┌──
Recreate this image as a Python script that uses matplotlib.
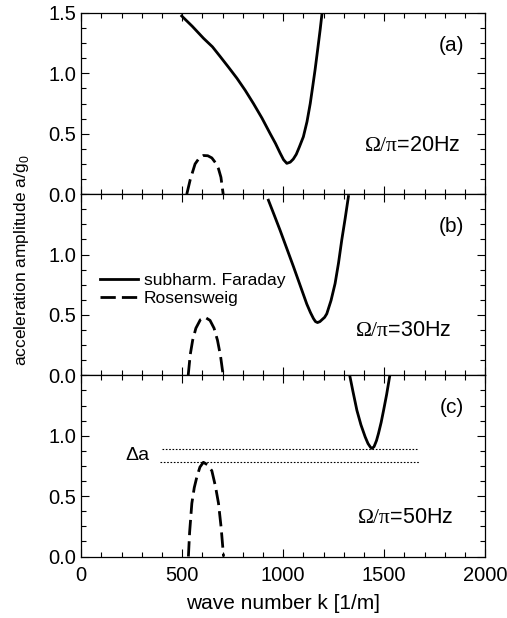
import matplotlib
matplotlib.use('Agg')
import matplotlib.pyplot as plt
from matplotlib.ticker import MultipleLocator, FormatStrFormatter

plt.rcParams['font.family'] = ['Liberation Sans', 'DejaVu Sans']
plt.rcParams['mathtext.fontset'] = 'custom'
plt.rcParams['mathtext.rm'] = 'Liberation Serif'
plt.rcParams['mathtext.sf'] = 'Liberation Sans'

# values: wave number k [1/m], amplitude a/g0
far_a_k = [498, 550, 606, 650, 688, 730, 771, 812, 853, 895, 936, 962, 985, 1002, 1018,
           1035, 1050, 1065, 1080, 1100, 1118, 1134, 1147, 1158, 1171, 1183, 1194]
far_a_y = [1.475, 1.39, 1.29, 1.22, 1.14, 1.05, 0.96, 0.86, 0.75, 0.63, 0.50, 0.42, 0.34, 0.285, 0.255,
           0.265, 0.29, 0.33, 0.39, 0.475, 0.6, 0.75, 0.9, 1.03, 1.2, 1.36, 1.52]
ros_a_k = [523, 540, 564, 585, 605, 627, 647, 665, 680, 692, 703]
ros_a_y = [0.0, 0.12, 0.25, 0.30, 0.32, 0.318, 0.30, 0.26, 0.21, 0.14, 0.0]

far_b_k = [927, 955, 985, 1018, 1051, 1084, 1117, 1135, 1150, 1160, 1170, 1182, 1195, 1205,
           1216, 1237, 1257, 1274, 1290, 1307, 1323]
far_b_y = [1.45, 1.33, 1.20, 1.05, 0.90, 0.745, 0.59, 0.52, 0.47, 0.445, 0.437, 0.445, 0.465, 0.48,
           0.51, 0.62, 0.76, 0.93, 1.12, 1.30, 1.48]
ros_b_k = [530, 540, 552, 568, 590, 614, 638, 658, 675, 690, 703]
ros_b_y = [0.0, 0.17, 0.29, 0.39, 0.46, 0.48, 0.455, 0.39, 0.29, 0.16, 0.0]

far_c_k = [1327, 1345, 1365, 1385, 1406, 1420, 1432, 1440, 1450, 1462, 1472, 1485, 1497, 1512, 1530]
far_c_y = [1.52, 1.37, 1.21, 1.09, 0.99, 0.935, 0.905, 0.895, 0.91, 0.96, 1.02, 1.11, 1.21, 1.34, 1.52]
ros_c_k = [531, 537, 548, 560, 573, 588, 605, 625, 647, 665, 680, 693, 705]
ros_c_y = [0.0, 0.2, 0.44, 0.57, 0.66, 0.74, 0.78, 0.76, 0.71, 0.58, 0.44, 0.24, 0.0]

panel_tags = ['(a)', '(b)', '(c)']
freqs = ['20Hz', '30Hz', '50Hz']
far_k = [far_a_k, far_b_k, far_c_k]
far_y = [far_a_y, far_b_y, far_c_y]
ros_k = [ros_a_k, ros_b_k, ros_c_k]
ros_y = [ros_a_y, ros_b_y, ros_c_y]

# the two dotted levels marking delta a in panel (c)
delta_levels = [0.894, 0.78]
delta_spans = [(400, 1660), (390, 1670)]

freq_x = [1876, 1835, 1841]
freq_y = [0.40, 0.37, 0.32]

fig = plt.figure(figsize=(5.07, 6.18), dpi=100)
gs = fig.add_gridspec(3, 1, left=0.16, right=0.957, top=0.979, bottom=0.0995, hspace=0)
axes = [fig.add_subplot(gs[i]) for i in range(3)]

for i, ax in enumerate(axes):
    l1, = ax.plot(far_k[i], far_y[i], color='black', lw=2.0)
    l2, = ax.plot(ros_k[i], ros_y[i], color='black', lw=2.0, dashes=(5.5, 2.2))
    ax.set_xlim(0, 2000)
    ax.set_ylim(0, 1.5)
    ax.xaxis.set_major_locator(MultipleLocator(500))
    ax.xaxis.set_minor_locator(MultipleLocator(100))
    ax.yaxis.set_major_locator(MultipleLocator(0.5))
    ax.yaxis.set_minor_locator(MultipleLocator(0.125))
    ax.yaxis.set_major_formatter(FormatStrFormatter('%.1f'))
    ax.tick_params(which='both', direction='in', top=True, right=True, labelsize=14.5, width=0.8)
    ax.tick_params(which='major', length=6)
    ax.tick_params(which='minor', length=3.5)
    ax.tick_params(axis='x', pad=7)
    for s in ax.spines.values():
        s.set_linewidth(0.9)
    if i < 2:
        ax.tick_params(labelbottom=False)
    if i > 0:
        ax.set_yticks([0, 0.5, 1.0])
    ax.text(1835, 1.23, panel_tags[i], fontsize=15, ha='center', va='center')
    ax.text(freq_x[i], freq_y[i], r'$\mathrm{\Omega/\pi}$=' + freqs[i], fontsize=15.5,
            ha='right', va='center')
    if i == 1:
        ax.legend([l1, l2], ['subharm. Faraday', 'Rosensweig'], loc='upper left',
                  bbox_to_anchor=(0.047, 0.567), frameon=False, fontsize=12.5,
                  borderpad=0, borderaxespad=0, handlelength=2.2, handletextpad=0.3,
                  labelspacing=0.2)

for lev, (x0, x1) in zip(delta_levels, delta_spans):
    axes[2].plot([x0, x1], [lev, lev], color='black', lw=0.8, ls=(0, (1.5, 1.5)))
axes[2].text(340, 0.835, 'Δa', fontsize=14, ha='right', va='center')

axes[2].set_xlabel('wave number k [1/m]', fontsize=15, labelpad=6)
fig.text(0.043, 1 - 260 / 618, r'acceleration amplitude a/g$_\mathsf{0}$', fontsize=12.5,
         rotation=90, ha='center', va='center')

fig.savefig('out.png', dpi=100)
└──
Short task:
Restate the material word for word from its first line through the line containing "from matplotlib.ticker import", both included; the pictures do not belong in it.

Answer to the problem:
Recreate this image as a Python script that uses matplotlib.
import matplotlib
matplotlib.use('Agg')
import matplotlib.pyplot as plt
from matplotlib.ticker import MultipleLocator, FormatStrFormatter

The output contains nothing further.